For a spot where a few hundred were fasting for a cause, the most striking and paradoxical sight was of as many feasting on the side. In those four days of fighting for the Lokpal Bill, there was a frenzied consumption of idli, vada and masala dosa that flew briskly off the counter of South India Snacks Centre on Jantar Mantar Road, Delhi.
Run out of an NDMC-allotted kiosk for the past 20 years, the centre has been famous in Delhi for its fresh and hot South Indian snacks, especially the coconut chutney that its proprietor C. Kesavan Kutty proudly claims is made with “95 per cent fresh coconut”, no dal added. The centre’s most dedicated and loyal customers are the officegoers from the neighbourhood who troop in regularly during lunch hour for the value-for-money meals (idli, vada for Rs 20, masala dosa for Rs 25, the price having remained constant in the last three years).

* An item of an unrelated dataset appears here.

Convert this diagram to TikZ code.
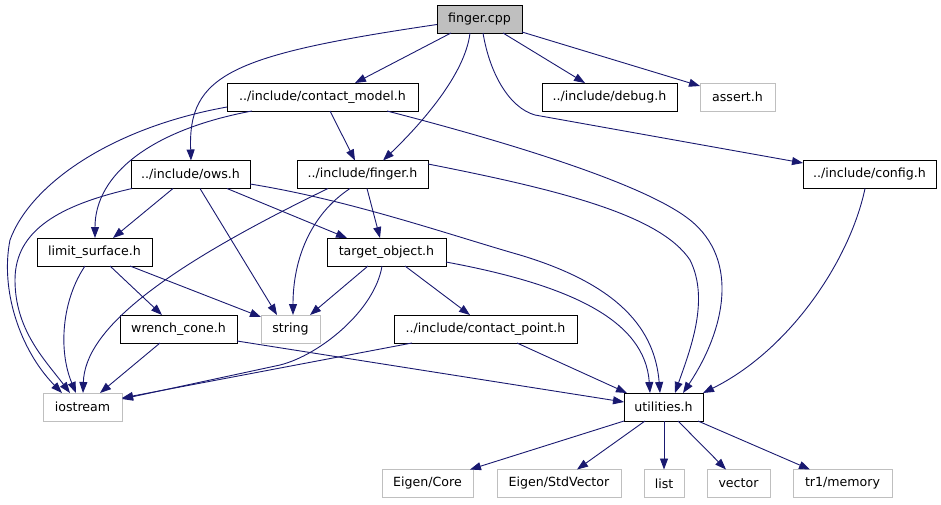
\documentclass[tikz,border=0pt]{standalone}
\usepackage{fontspec}
\setmainfont{DejaVu Sans}
\usetikzlibrary{arrows.meta,calc}
\definecolor{edgec}{RGB}{25,25,112}
\definecolor{grayb}{RGB}{191,191,191}
\begin{document}
\begin{tikzpicture}[x=1pt,y=-1pt,
  box/.style={draw=black,line width=0.9pt,minimum height=28pt,inner sep=0pt,outer sep=0pt,
    font=\fontsize{12.6}{14}\selectfont,fill=white},
  ext/.style={box,draw=grayb},
  root/.style={box,fill=grayb},
  edge/.style={draw=edgec,line width=0.9pt,-{Triangle[length=11pt,width=8pt]}}]
\useasboundingbox (0,0) rectangle (941,504);
% nodes
\node[root,minimum width=85pt]  (fcpp) at (479.5,19) {finger.cpp};
\node[box,minimum width=191pt]  (cm)   at (322.5,97) {../include/contact\_model.h};
\node[box,minimum width=135pt]  (dbg)  at (609.5,97) {../include/debug.h};
\node[ext,minimum width=75pt]   (ast)  at (737.5,97) {assert.h};
\node[box,minimum width=119pt]  (ows)  at (190.5,174.5) {../include/ows.h};
\node[box,minimum width=131pt]  (fh)   at (362.5,174.5) {../include/finger.h};
\node[box,minimum width=133pt]  (cfg)  at (869.5,174.5) {../include/config.h};
\node[box,minimum width=115pt]  (ls)   at (94.5,252) {limit\_surface.h};
\node[box,minimum width=119pt]  (to)   at (386.5,252) {target\_object.h};
\node[box,minimum width=117pt]  (wc)   at (178.5,329) {wrench\_cone.h};
\node[ext,minimum width=59pt]   (str)  at (290.5,329) {string};
\node[box,minimum width=183pt]  (cp)   at (485.5,329) {../include/contact\_point.h};
\node[ext,minimum width=79pt]   (ios)  at (82.5,407) {iostream};
\node[box,minimum width=79pt]   (util) at (663.5,407) {utilities.h};
\node[ext,minimum width=91pt]   (ec)   at (427.5,483.5) {Eigen/Core};
\node[ext,minimum width=124pt]  (esv)  at (559,483.5) {Eigen/StdVector};
\node[ext,minimum width=40pt]   (lst)  at (664,483.5) {list};
\node[ext,minimum width=63pt]   (vec)  at (738.5,483.5) {vector};
\node[ext,minimum width=99pt]   (mem)  at (842.5,483.5) {tr1/memory};
% finger.cpp
\draw[edge] ($(fcpp.south west)+(14,0)$) -- ($(cm.north west)+(128,0)$);
\draw[edge] ($(fcpp.south west)+(33,0)$) .. controls (465,75) and (420,125) .. ($(fh.north west)+(86,0)$);
\draw[edge] ($(fcpp.south west)+(66,0)$) -- ($(dbg.north west)+(43,0)$);
\draw[edge] ($(fcpp.north east)+(0,27)$) -- ($(ast.north west)+(0,3)$);
\draw[edge] ($(fcpp.south west)+(46,0)$) .. controls (490,75) and (510,108) .. (535,115) -- ($(cfg.north west)+(0,2.5)$);
\draw[edge] ($(fcpp.north west)+(0,19.5)$) .. controls (230,55) and (188,75) .. ($(ows.north west)+(60,0)$);
% contact_model
\draw[edge] ($(cm.south west)+(103,0)$) -- ($(fh.north west)+(58,0)$);
\draw[edge] ($(cm.north west)+(0,24)$) .. controls (110,128) and (30,185) .. (10,240) .. controls (0,290) and (20,350) .. ($(ios.north west)+(19,0)$);
\draw[edge] ($(cm.south west)+(25,0)$) .. controls (150,130) and (95,175) .. ($(ls.north west)+(58,0)$);
\draw[edge] ($(cm.south west)+(160,0)$) .. controls (480,135) and (640,180) .. (690,220) .. controls (740,260) and (725,330) .. ($(util.north west)+(59,0)$);
% ows
\draw[edge] ($(ows.south west)+(42,0)$) -- ($(ls.north west)+(76,0)$);
\draw[edge] ($(ows.south west)+(1,0)$) .. controls (60,205) and (15,230) .. (15,280) .. controls (15,330) and (45,360) .. ($(ios.north west)+(27,0)$);
\draw[edge] ($(ows.south west)+(69,0)$) -- ($(str.north west)+(16,0)$);
\draw[edge] ($(ows.south west)+(96,0)$) -- ($(to.north west)+(20,0)$);
\draw[edge] ($(ows.north east)+(0,23.5)$) .. controls (350,200) and (450,235) .. (520,255) .. controls (620,285) and (655,330) .. ($(util.north west)+(36,0)$);
% finger.h
\draw[edge] ($(fh.south west)+(31,0)$) .. controls (160,270) and (85,330) .. ($(ios.north west)+(40,0)$);
\draw[edge] ($(fh.south west)+(53,0)$) .. controls (310,215) and (293,260) .. ($(str.north west)+(32,0)$);
\draw[edge] ($(fh.south west)+(70,0)$) -- ($(to.north west)+(53,0)$);
\draw[edge] ($(fh.north east)+(0,3.5)$) .. controls (560,190) and (660,215) .. (690,260) .. controls (710,300) and (690,350) .. ($(util.north west)+(51,0)$);
% config
\draw[edge] ($(cfg.south west)+(62,0)$) .. controls (850,260) and (790,350) .. (util.north east);
% limit_surface
\draw[edge] ($(ls.south west)+(48,0)$) .. controls (62,300) and (58,350) .. ($(ios.north west)+(33,0)$);
\draw[edge] ($(ls.south west)+(93,0)$) -- ($(str.north west)+(0,2)$);
\draw[edge] ($(ls.south west)+(73,0)$) -- ($(wc.north west)+(42,0)$);
% target_object
\draw[edge] ($(to.south west)+(41,0)$) -- ($(str.north west)+(49,0)$);
\draw[edge] ($(to.south west)+(55,0)$) .. controls (375,310) and (320,355) .. (280,365) -- ($(ios.north east)+(0,6)$);
\draw[edge] ($(to.south west)+(78,0)$) -- ($(cp.north west)+(76,0)$);
\draw[edge] ($(to.north east)+(0,24)$) .. controls (570,285) and (645,320) .. ($(util.north west)+(26,0)$);
% wrench_cone
\draw[edge] ($(wc.south west)+(40,0)$) -- ($(ios.north west)+(57,0)$);
\draw[edge] ($(wc.north east)+(0,26)$) -- ($(util.north west)+(0,9)$);
% contact_point
\draw[edge] ($(cp.south west)+(18,0)$) -- ($(ios.north east)+(0,5)$);
\draw[edge] ($(cp.south west)+(123,0)$) -- ($(util.north west)+(3,0)$);
% utilities
\draw[edge] (util.south west) -- ($(ec.north west)+(88,0)$);
\draw[edge] ($(util.south west)+(21,0)$) -- ($(esv.north west)+(80,0)$);
\draw[edge] ($(util.south west)+(40,0)$) -- (lst.north);
\draw[edge] ($(util.south west)+(54,0)$) -- ($(vec.north west)+(19,0)$);
\draw[edge] ($(util.south west)+(74,0)$) -- ($(mem.north west)+(17,0)$);
\end{tikzpicture}
\end{document}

However, during the five days of Anna Hazare’s fast, the regulars went missing. “The road was blocked, and it was very crowded, so they didn’t come this way,” says Kutty. Regardless, he still logged in a 10 per cent increase in sales. “We got new customers and hope they’ll spread a good word about us and get us more customers,” he says. For a man who has witnessed many a dharna, anshan (fast) and protest at Jantar Mantar, Kutty is obviously impressed by Anna Hazare’s mode of dissent. “Nobody was brought here intentionally or forcefully. They all came on their own, because they passionately believed in what Hazare was fighting for,” he says. As for his own contribution to the cause, Kutty is quick to point out that the first meal of dal-chawal, for those who were fasting, was cooked at his stall.